Bruce slid the booklet across the desk to Venkat. "The problem is the intercept velocity. The MAV is designed to get to low Mars orbit, which only requires 4.1 kps. But the Hermes flyby will be at 5.8 kps."

A low Mars orbit isn't suborbital.

The Hermes is moving 5.8 kilometers/sec when it flies by Mars, which is above Mars escape velocity.

The Hermes has ion engines. Great ISP but very low thrust. It would take too much time to put on the brakes enough to slow from a sun centered orbit to a Mars capture orbit. Thus the Hermes has to zoom by Mars a lot faster than the typical MAV rendezvous trajectory. So the MAV has to be adapted to match Hermes' 5.8 kilometer/second velocity.

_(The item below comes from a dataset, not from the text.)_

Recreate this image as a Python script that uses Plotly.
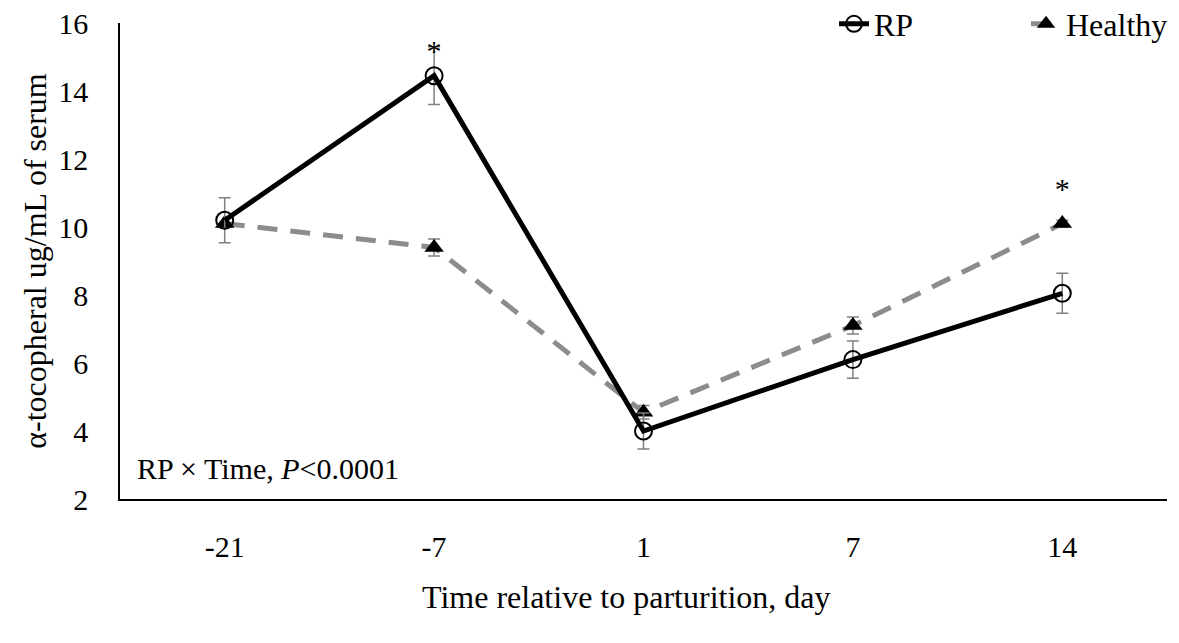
import plotly.graph_objects as go

days = ["-21", "-7", "1", "7", "14"]
rp_vals = [10.2, 14.45, 4.0, 6.1, 8.05]
rp_err = [0.66, 0.85, 0.53, 0.55, 0.59]
healthy_vals = [10.1, 9.4, 4.55, 7.1, 10.1]
healthy_err = [0.0, 0.25, 0.2, 0.25, 0.1]
y_ticks = [2, 4, 6, 8, 10, 12, 14, 16]
sig_days = ["-7", "14"]
sig_y = [15.1, 11.03]

FONT = "Liberation Serif, Times New Roman, serif"

fig = go.Figure()
fig.add_trace(go.Scatter(
    x=days, y=healthy_vals, name="Healthy", mode="lines+markers",
    line=dict(color="#8c8c8c", width=5, dash="20px,13px"),
    marker=dict(symbol="triangle-up", size=17, color="black"),
    error_y=dict(type="data", array=healthy_err, color="#808080", thickness=1.5, width=6),
))
fig.add_trace(go.Scatter(
    x=days, y=rp_vals, name="RP", mode="lines+markers",
    line=dict(color="black", width=5),
    marker=dict(symbol="circle", size=17, color="rgba(255,255,255,0)",
                line=dict(color="black", width=2)),
    error_y=dict(type="data", array=rp_err, color="#808080", thickness=1.5, width=6),
))
fig.add_trace(go.Scatter(
    x=sig_days, y=sig_y, mode="text", text=["*", "*"], showlegend=False,
    textfont=dict(family=FONT, size=30, color="black"), hoverinfo="skip",
    cliponaxis=False,
))

fig.update_layout(
    width=1179, height=643, plot_bgcolor="white", paper_bgcolor="white",
    margin=dict(l=112, r=20, t=15, b=152, autoexpand=False),
    font=dict(family=FONT, size=30, color="black"),
    legend=dict(orientation="h", xref="container", yref="container",
                x=0.7006, xanchor="left", y=1 - 16 / 643, yanchor="middle",
                font=dict(size=32), traceorder="reversed", bgcolor="rgba(0,0,0,0)",
                itemwidth=30, entrywidth=147),
    showlegend=True,
)
fig.update_xaxes(type="category", range=[-0.5, 4.5], showline=True, linecolor="black",
                 linewidth=1.5, ticks="", showgrid=False, ticklabelstandoff=20,
                 automargin=False)
fig.update_yaxes(range=[2, 16], tickvals=y_ticks, showline=True, linecolor="black",
                 linewidth=1.5, ticks="", showgrid=False, zeroline=False,
                 ticklabelstandoff=24, automargin=False, ticklabeloverflow="allow",
                 title=dict(text="α-tocopheral ug/mL of serum", standoff=2,
                            font=dict(size=32)))
fig.add_annotation(xref="paper", yref="paper", x=0.014, y=0.065, xanchor="left",
                   yanchor="middle", showarrow=False,
                   text="RP × Time, <i>P</i><0.0001", font=dict(size=30))
fig.add_annotation(xref="paper", yref="paper", x=0.484, y=-0.206, xanchor="center",
                   yanchor="middle", showarrow=False,
                   text="Time relative to parturition, day", font=dict(size=32))
fig.write_html("out.html")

Here's a quick pic (not to scale):

Low Mars Orbit is about 3.4 km/sec. Why does Bruce say 4.1? Not sure but maybe because the MAV would incur a gravity loss penalty during ascent.

A related problem

Low thrust also means Hermes is slow to step on the gas. Neil DeGrasse Tyson's trailer for The Martian has Hermes departing from low earth orbit (1:15). At 2 millimeters/second^2 acceleration, it would take Hermes more than a month to spiral out of earth's gravity well. That wrecks Weir's 124 day trajectory from Earth to Mars. See Fact Checking Neil deGrasse Tyson.

I sure wish Tyson had Hermes depart from Earth Moon Lagrange 2 (EML2) instead of low earth orbit. Then Weir's trajectory would be plausible. And it would have been a great opportunity to give EML2 some attention. EML2 is a very interesting location.